Curriculum
Our curriculum explores climate-related changes to landscape processes (e.g. glacial retreat, altered animal migration patterns, Arctic “greening,” permafrost thaw, and shifts in seasonal cycles). We conceptualize these as complex systems difficult to model or predict, linked by the flow of material and energy across wide temporal and spatial scales. Areas of focus include local ecology, geophysical processes, glaciology, complex system modeling, and land management in changing historical contexts. Local narratives and stories are an important part of the course, as is our yearly course reader.
Students receive six (6) upper-division semester units for “Field Research Experience in Earth and Climate Sciences (ERS 499) from the University of Maine. Our faculty is available to support the transfer of these credits to students’ home colleges or universities.

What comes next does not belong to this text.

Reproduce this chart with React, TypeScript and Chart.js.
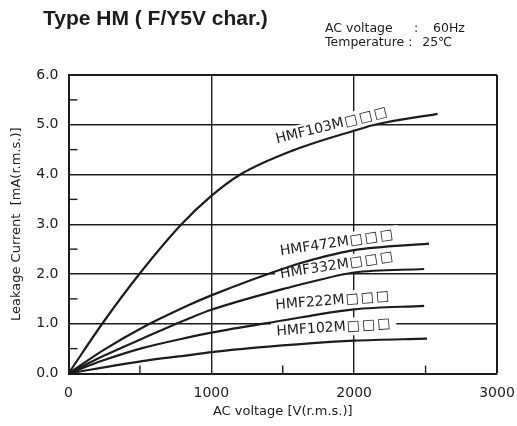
import React, { useEffect, useRef } from "react";
import { Chart, registerables } from "chart.js";

Chart.register(...registerables);

// ---- axis ticks ----
const xTickValues = [0, 1000, 2000, 3000];
const yTickValues = [0, 1, 2, 3, 4, 5, 6];
const xMinorTicks = [500, 1500, 2500];
const yMinorTicks = [0.5, 1.5, 2.5, 3.5, 4.5, 5.5];

// ---- series (AC voltage [V], leakage current [mA]) ----
const seriesCodes = ["HMF103M", "HMF472M", "HMF332M", "HMF222M", "HMF102M"];
const codeSuffix = "□□□";

const v103 = [0, 236, 496, 791, 1000, 1203, 1568, 2000, 2145, 2584];
const i103 = [0, 1.0, 2.0, 3.0, 3.57, 4.0, 4.48, 4.88, 5.0, 5.22];

const v472 = [0, 250, 516, 847, 1000, 1570, 1710, 2000, 2524];
const i472 = [0, 0.48, 0.92, 1.38, 1.57, 2.17, 2.29, 2.48, 2.61];

const v332 = [0, 250, 516, 847, 1000, 1570, 1710, 2000, 2490];
const i332 = [0, 0.36, 0.7, 1.11, 1.28, 1.75, 1.85, 2.03, 2.1];

const v222 = [0, 250, 516, 847, 1000, 1570, 1710, 2000, 2490];
const i222 = [0, 0.27, 0.51, 0.73, 0.82, 1.1, 1.17, 1.29, 1.36];

const v102 = [0, 516, 847, 1000, 1710, 2000, 2510];
const i102 = [0, 0.25, 0.37, 0.43, 0.61, 0.66, 0.7];

const seriesV = [v103, v472, v332, v222, v102];
const seriesI = [i103, i472, i332, i222, i102];

// ---- in-plot curve labels (anchored in data units) ----
const labelAnchorV = [1845, 1880, 1880, 1850, 1858];
const labelAnchorI = [4.98, 2.62, 2.17, 1.46, 0.92];
const labelAngleDeg = [-14, -8.5, -9, -4.7, -4];

// ---- texts ----
const titleText = "Type HM ( F/Y5V char.)";
const condLabels = ["AC voltage", "Temperature"];
const condValues = ["60Hz", "25℃"];
const xTitle = "AC voltage [V(r.m.s.)]";
const yTitle = "Leakage Current  [mA(r.m.s.)]";

const INK = "#1c1c1c";
const FONT = "'DejaVu Sans', sans-serif";
const CODE_FONT = `14px ${FONT}`;
const BOX_FONT = `14px ${FONT}`;
const BOX_SPACING = "2px";

function measureLabel(ctx: any, k: number) {
  ctx.font = CODE_FONT;
  (ctx as any).letterSpacing = "0px";
  const w1 = ctx.measureText(seriesCodes[k]).width;
  ctx.font = BOX_FONT;
  (ctx as any).letterSpacing = BOX_SPACING;
  const w2 = ctx.measureText(codeSuffix).width;
  (ctx as any).letterSpacing = "0px";
  return { w1, w2, w: w1 + w2 };
}

const decorPlugin = {
  id: "decor",
  beforeDatasetsDraw(chart: any) {
    const { ctx, chartArea, scales } = chart;
    const x = scales.x;
    const y = scales.y;
    ctx.save();
    ctx.strokeStyle = INK;
    ctx.lineWidth = 1.4;
    yMinorTicks.forEach((v) => {
      const py = y.getPixelForValue(v);
      ctx.beginPath();
      ctx.moveTo(chartArea.left, py);
      ctx.lineTo(chartArea.left + 9, py);
      ctx.stroke();
    });
    xMinorTicks.forEach((v) => {
      const px = x.getPixelForValue(v);
      ctx.beginPath();
      ctx.moveTo(px, chartArea.bottom);
      ctx.lineTo(px, chartArea.bottom - 8);
      ctx.stroke();
    });
    // white backgrounds behind the curve labels
    seriesCodes.forEach((_, k) => {
      const px = x.getPixelForValue(labelAnchorV[k]);
      const py = y.getPixelForValue(labelAnchorI[k]);
      const { w } = measureLabel(ctx, k);
      ctx.save();
      ctx.translate(px, py);
      ctx.rotate((labelAngleDeg[k] * Math.PI) / 180);
      ctx.fillStyle = "#ffffff";
      ctx.fillRect(-w / 2 - 5, -9, w + 10, 18);
      ctx.restore();
    });
    ctx.restore();
  },
  afterDatasetsDraw(chart: any) {
    const { ctx, scales } = chart;
    const x = scales.x;
    const y = scales.y;
    ctx.save();
    ctx.fillStyle = INK;
    ctx.textAlign = "left";
    ctx.textBaseline = "middle";
    seriesCodes.forEach((code, k) => {
      const px = x.getPixelForValue(labelAnchorV[k]);
      const py = y.getPixelForValue(labelAnchorI[k]);
      const { w1, w } = measureLabel(ctx, k);
      ctx.save();
      ctx.translate(px, py);
      ctx.rotate((labelAngleDeg[k] * Math.PI) / 180);
      ctx.font = CODE_FONT;
      (ctx as any).letterSpacing = "0px";
      ctx.fillText(code, -w / 2, 0);
      ctx.font = BOX_FONT;
      (ctx as any).letterSpacing = BOX_SPACING;
      ctx.fillText(codeSuffix, -w / 2 + w1 + 1, 0);
      (ctx as any).letterSpacing = "0px";
      ctx.restore();
    });
    ctx.restore();
  },
  afterDraw(chart: any) {
    const { ctx } = chart;
    ctx.save();
    ctx.fillStyle = INK;
    ctx.textBaseline = "alphabetic";
    ctx.textAlign = "left";
    ctx.font = `bold 21px 'Liberation Sans', sans-serif`;
    ctx.fillText(titleText, 43, 25);
    ctx.font = `12.5px ${FONT}`;
    const rows = [31.5, 46];
    condLabels.forEach((lab, k) => {
      ctx.fillText(lab, 325, rows[k]);
    });
    ctx.fillText(":", 414, rows[0]);
    ctx.fillText(condValues[0], 433, rows[0]);
    const tEnd = 325 + ctx.measureText(condLabels[1]).width;
    ctx.fillText(":", tEnd + 4, rows[1]);
    ctx.fillText(condValues[1], tEnd + 18, rows[1]);
    ctx.restore();
  },
};

export default function App() {
  const canvasRef = useRef<HTMLCanvasElement | null>(null);

  useEffect(() => {
    if (!canvasRef.current) return;
    const datasets = seriesCodes.map((code, k) => ({
      label: code + codeSuffix,
      data: seriesV[k].map((v, j) => ({ x: v, y: seriesI[k][j] })),
      borderColor: INK,
      borderWidth: 2.2,
      pointRadius: 0,
      fill: false,
      cubicInterpolationMode: "monotone" as const,
    }));

    const chart = new Chart(canvasRef.current, {
      type: "line",
      data: { datasets },
      options: {
        responsive: false,
        animation: false,
        layout: { padding: { top: 75, right: 20, left: 0, bottom: 0 } },
        plugins: {
          legend: { display: false },
          tooltip: { enabled: false },
        },
        scales: {
          x: {
            type: "linear",
            min: 0,
            max: 3000,
            afterBuildTicks: (s: any) => {
              s.ticks = xTickValues.map((v) => ({ value: v }));
            },
            ticks: {
              color: INK,
              font: { family: FONT, size: 14 },
              padding: 11,
              maxRotation: 0,
              callback: (v: any) => String(v),
            },
            grid: {
              color: INK,
              lineWidth: (c: any) => (c.tick && c.tick.value === 3000 ? 2 : 1.4),
              drawTicks: false,
            },
            border: { color: INK, width: 2 },
            title: {
              display: true,
              text: xTitle,
              color: INK,
              font: { family: FONT, size: 13 },
              padding: { top: 0, bottom: 7 },
            },
            afterFit: (s: any) => {
              s.height = 52.5;
              s.paddingRight = 0;
              s.paddingLeft = 0;
            },
          },
          y: {
            type: "linear",
            min: 0,
            max: 6,
            afterBuildTicks: (s: any) => {
              s.ticks = yTickValues.map((v) => ({ value: v }));
            },
            ticks: {
              color: INK,
              font: { family: FONT, size: 14 },
              padding: 10,
              callback: (v: any) => Number(v).toFixed(1),
            },
            grid: {
              color: INK,
              lineWidth: (c: any) => (c.tick && c.tick.value === 6 ? 2 : 1.4),
              drawTicks: false,
            },
            border: { color: INK, width: 2 },
            title: {
              display: true,
              text: yTitle,
              color: INK,
              font: { family: FONT, size: 13 },
              padding: { top: 9, bottom: 0 },
            },
            afterFit: (s: any) => {
              s.width = 68.5;
              s.paddingTop = 0;
              s.paddingBottom = 0;
            },
          },
        },
      },
      plugins: [decorPlugin],
    });
    return () => chart.destroy();
  }, []);

  return (
    <div style={{ position: "absolute", left: 0, top: 0, width: 517, height: 426, background: "#fff" }}>
      <canvas ref={canvasRef} width={517} height={426} style={{ width: 517, height: 426 }} />
    </div>
  );
}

When in McCarthy, we learn alongside guest and visiting instructors from around the region, and take part in community events and workshops. In the backcountry we use natural history field journaling and sketching techniques as ways to notice landscape processes occurring from momentary to geologic timescales. We travel across glaciers and through boreal forest into high mountain tundra, taking routes through striking terrain to reach sites for student projects. Climate change impacts to local landscape structures and processes, and to related social-ecological systems, are unifying themes we return to throughout the course.
Our surroundings are characterized by dynamic biophysical evolution, where ecosystem and Earth system processes are evident. We learn through direct experience with the land and from observations “in the field,” through a combination of faculty-led exercises and site-talks; natural history field journaling and sketching; and small-group student projects over the course of the three-week backcountry trip. These final projects are presented in McCarthy during the end of the program.
We build a collaborative learning community together, in which observation is a daily practice and critical thinking is supported. Academic emphasis is placed on research process and context, and on the value of viewing systems through multiple ways of knowing. Engagement with faculty and guest instructors who hold intimate knowledge of these lands through personal connection, participation in regional stewardship and climate adaptation planning, and involvement in community governance are a boon to our program.
We are nested in a small and remote community, in which people value and rely on interdependence and collaboration at many levels. Personal growth can be achieved in places like this through building trust, dialogue, and mutual support with peers.